Why Conduct Peer Review Digitally?
- Accessibility. When peer review is conducted via paper, it does not allow students the flexibility to re-size font sizes or colors; the document is static. When conducting peer review digitally, students have more options for viewing documents in ways that may better suit their ways of thinking and reading. Further, not all students can read each other's handwriting effectively; typed text is clearer and easier for other students to read and process. Because increasing numbers of students also type and write digitally on a regular basis, it is also physically less demanding for many students to write extensive comments in typed text rather than via handwriting.
- Room for extensive feedback. When students are constrained to a limited space, they may not feel incentivized to offer clear, extensive, and legible feedback. Digital spaces gives students a lot of room to unpack comments.
- Ease of archiving exchanges. It can be easy for students and instructors alike to lose pieces of paper! Archiving peer review work digitally allows everyone to maintain a clear paper trail of feedback given and received so it's easy to see which comments to which students chose to respond.
- Promoting digital literacy. The more experience that students have offering feedback in digital spaces, the more comfortable they'll become if, in future school or work contexts, they are asked to give feedback in a digital space.
Available Tools for Facilitating Digital Peer Review
Description: The peer review tool in Canvas, our campus' learning management system, allows students to comment on their peers' papers, give marginal feedback, give summative comments, and complete rubrics. The instructor sets up the Canvas peer review tool via Assignments (see the Canvas Help Center guide for more information on how to create a peer review assignment) and then assigns students into groups to allow students to view work submitted to Canvas assignments. Once a studnet has been assigned to read their peers' papers, they use Canvas' PDF editing tool to give comments on the paper itself. They will also be able to add comments via a comments box on the side bar. If an instructor wants a student to fill out a specific rubric, the instructor can attach a rubric to the assignment, which students can fill out, or the instructor can create a rubric within Canvas' Outcomes tool.
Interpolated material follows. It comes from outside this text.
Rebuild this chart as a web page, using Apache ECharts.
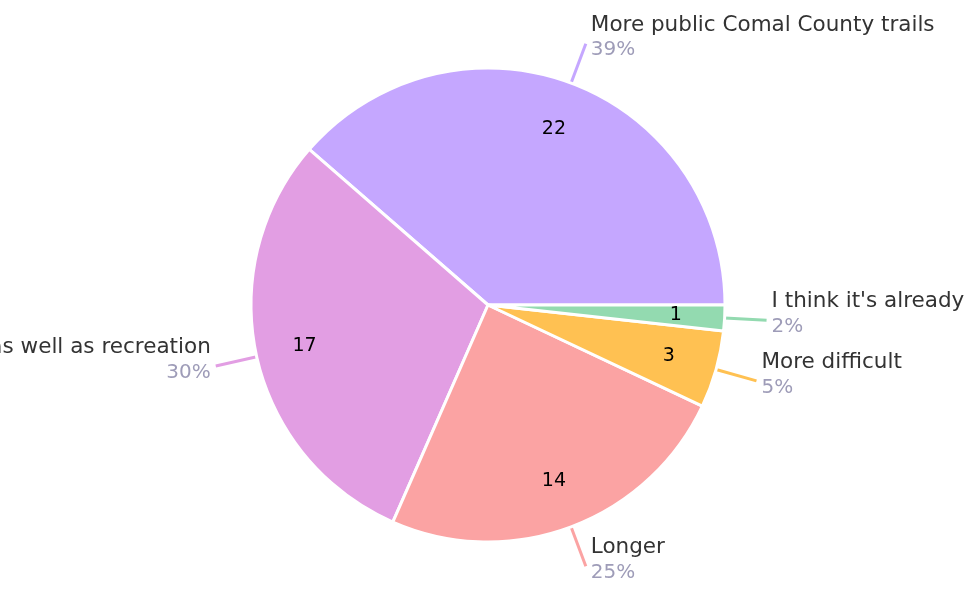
<!DOCTYPE html>
<html>
<head>
<meta charset="utf-8">
<script src="https://cdn.jsdelivr.net/npm/echarts@6/dist/echarts.min.js"></script>
<style>
html,body{margin:0;padding:0;background:#fff;}
#chart{width:966px;height:590px;}
</style>
</head>
<body>
<div id="chart"></div>
<script>
const categories = [
  "More public Comal County trails",
  "Trails for transportation as well as recreation",
  "Longer",
  "More difficult",
  "I think it's already good"
];
const counts = [22, 17, 14, 3, 1];
const colors = ["#c5a7ff", "#e29ee3", "#fba3a3", "#ffc152", "#93dab0"];

const chart = echarts.init(document.getElementById('chart'));
const FONT = '"DejaVu Sans", sans-serif';
const outerData = categories.map((n, i) => ({ name: n, value: counts[i], itemStyle: { color: colors[i] } }));
const innerData = categories.map((n, i) => ({ name: n, value: counts[i] }));

chart.setOption({
  animation: false,
  series: [
    {
      type: 'pie',
      center: [488, 305],
      radius: [0, 237],
      startAngle: 0,
      clockwise: false,
      avoidLabelOverlap: true,
      itemStyle: { borderColor: '#fff', borderWidth: 3 },
      label: {
        show: true,
        position: 'outside',
        overflow: 'none',
        bleedMargin: -2000,
        padding: [0, 0, 12, 0],
        formatter: p => '{n|' + p.name + '}\n{p|' + Math.round(p.percent) + '%}',
        rich: {
          n: { fontFamily: FONT, fontSize: 21.5, color: '#333333', lineHeight: 25 },
          p: { fontFamily: FONT, fontSize: 20, color: '#9e9cb8', lineHeight: 25 }
        }
      },
      labelLine: {
        show: true,
        length: 42,
        length2: 0,
        smooth: false,
        lineStyle: { width: 3 }
      },
      data: outerData
    },
    {
      type: 'pie',
      center: [488, 305],
      radius: [160, 210],
      startAngle: 0,
      clockwise: false,
      silent: true,
      z: 5,
      itemStyle: { color: 'rgba(0,0,0,0)', borderWidth: 0 },
      label: {
        show: true,
        position: 'inside',
        formatter: p => String(p.value),
        fontFamily: FONT,
        fontSize: 19,
        color: '#000'
      },
      labelLine: { show: false },
      data: innerData
    }
  ]
});
</script>
</body>
</html>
Advantages to Using Canvas: Using one centralized tool for managing class activities is generally a best practice in digital teaching and learning. Students tend to prefer going to one place to find all of their class activities. Canvas' tool also includes robust commenting features that allow students to highlight, underline, and comment on features of their peers' texts. By using Canvas, students can also find their students' peer review comments more easily so that all of their drafts are in one unified place. Canvas' interface also makes it easy for students to exchange papers without running the risk of errors.
Disadvantages to Using Canvas: In Canvas, students can only engage in a one-to-one exchange; within a peer review group, students cannot see their peers' comments on different papers. Rather, they can also see the comments they give and the comments that they receive. Therefore, if instructors want students to work as a full group - commenting on each other's comments - then Canvas will not be the right tool to faciltiate that process. In addition, on the instructor end, setting up peer review can feel a little confusing since it has to be done through the Assignments feature.
Description: Google Docs is a collaborative writing platform where students can comment on each other's work online. Google Docs has largely the same functionality as a word processor, but with the advantages of allowing students to work on documents collaboratively in real time. With rigorous version control tools that allow students to track revisions by different users over time, Google Docs allows students to quickly see how their paper is getting revised by their peers. Students can offer both comments in the margins and offer a marginal end note. While no rubric tool is built into Google Docs, instructors can create a separate document for students to complete a required rubric.
Advantages to using Google Docs: Google Docs offers users a lot of flexibility for commenting on student work and is the most collaborative tool available since it allows users to see each other's comments and work together in real time. Google Docs' commenting tools are also quite robust; students can make a variety of changes. Plus, Stanford students all have access to a Google Drive account, so it is likely that students use Google Docs in other class contexts and may have some familiarity with how the tool works already, eliminating the need to offer much technical orientation.
Disadvantages to using Google Docs: The privacy and visibility settings in Google Docs can be confusing to students; they will need to make sure that they've shared their docs in a way that will allow peer reviewers both to see and edit the document. Further, as a third party tool, students will need to navigate outside of the course management system to access it. Google Docs' comments can also be challenging to download since the format of the documents is meant to be viewed on the screen.
Description: Microsoft Word is one of the most popular word processing tools for writers to use and it offers robust commenting tools. For example, students can write comments in the margin of the paper or write summative comments at the end of the paper. Microsoft Word is not a free program, but with their Stanford accounts, students can install the Microsoft Office suite for free.
Advantages to using Microsoft Word: The Microsoft word interface is basically a digitized version of a hard copy, so it has the advantages of looking visually familiar to students who are accustomed to printed peer review. The commenting tools are clear and will help students easily archive and keep trakc of comments and changes to their essays.
Disadvantages to using Microsoft Word: Like Canvas, Microsoft Word mostly facilitates one-to-one exchanges. While students could send each other versions of their papers with peers' comments, this process can be a bit cumbersome because it requires that students upload new versions of their documents every time that another person contributes to the conversation. Further, Microsoft Word documents can be easy to lose track of precisely because they are not stored in the cloud and cannot be commented on in real time.